As we increasingly rely on mobile connectivity, demand for wireless spectrum capacity is growing daily. With limited spectrum in use to expand wireless capacity, policymakers must move quickly and responsibly to make more spectrum available to keep pace with the demands of consumers and our economy and enable the next wave of mobile innovation and economic growth.
Why We Care
- Consumers rely on spectrum to power mobile broadband. Today, more than half of U.S. consumers have a smartphone and many of us are adding tablets, as well. With wireless Internet traffic in North America expected to grow more than 41-fold from 2011 to 2016, it is critical that adequate spectrum capacity exists to meet the growing needs of wireless consumers and our economy.
- More wireless spectrum is urgently needed to accommodate growing demand. Mobile data usage doubled in 2012. This means the spectrum available to expand mobile services also must increase dramatically. Smartphones use 50 times the amount of spectrum as a basic feature phone, while tablets use 120 times the amount of spectrum. Without more spectrum, consumers will experience more dropped calls, failed applications and other negative effects of congested networks.
- Adding wireless capacity will take years. The process of repurposing spectrum to expand mobile broadband can take years. Rules must be established. Public auctions must be conducted. Previous users of the spectrum must relocate to make room. And networks across the nation must be upgraded to take full advantage of these new mobile resources. Given the rapidly rising demands on the U.S. wireless networks, there is no time to waste.

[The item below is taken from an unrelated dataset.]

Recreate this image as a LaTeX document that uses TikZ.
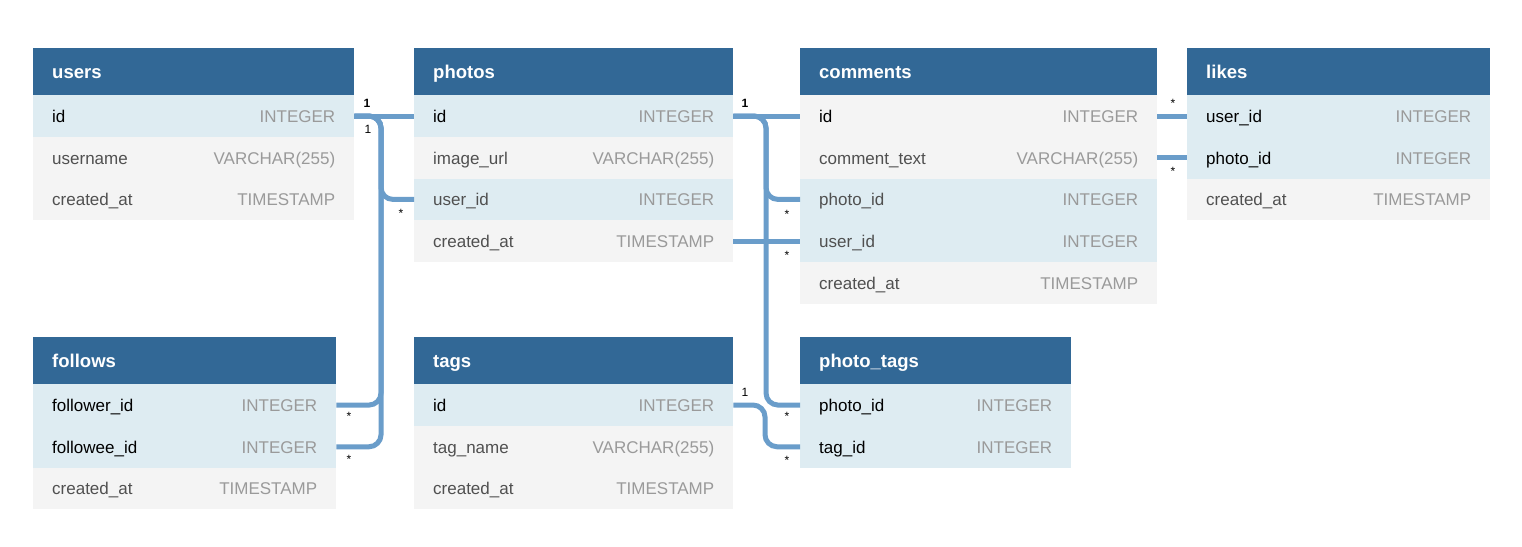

- Spectrum efforts are key to U.S. competitiveness. Efforts to reallocate more spectrum to wireless networks represent an essential national undertaking to promote the continued growth and expansion of mobile innovation and all that it is delivering to consumers and our economy. More than 330 million wireless subscriptions in our country alone show that demand continues for next-generation mobile services, technologies and applications.
Our Bottom Line
Reallocating as much spectrum as possible for mobile broadband must be a top national priority. As the Federal Communications Commission works to free more spectrum capacity, it is vital that planned spectrum auctions proceed expeditiously and responsibly. This includes ensuring auctions are inclusive so all stakeholders can pursue spectrum to be able to provide the high-speed services that their consumers demand.
At the same time, the Commission must move forward expeditiously to review secondary market transactions which will put more spectrum to use. Additionally, supporting ongoing research and development, exploring spectrum sharing techniques and embracing new technologies to increase efficiency will help address some of the spectrum challenges while we continue to work toward longer term solutions.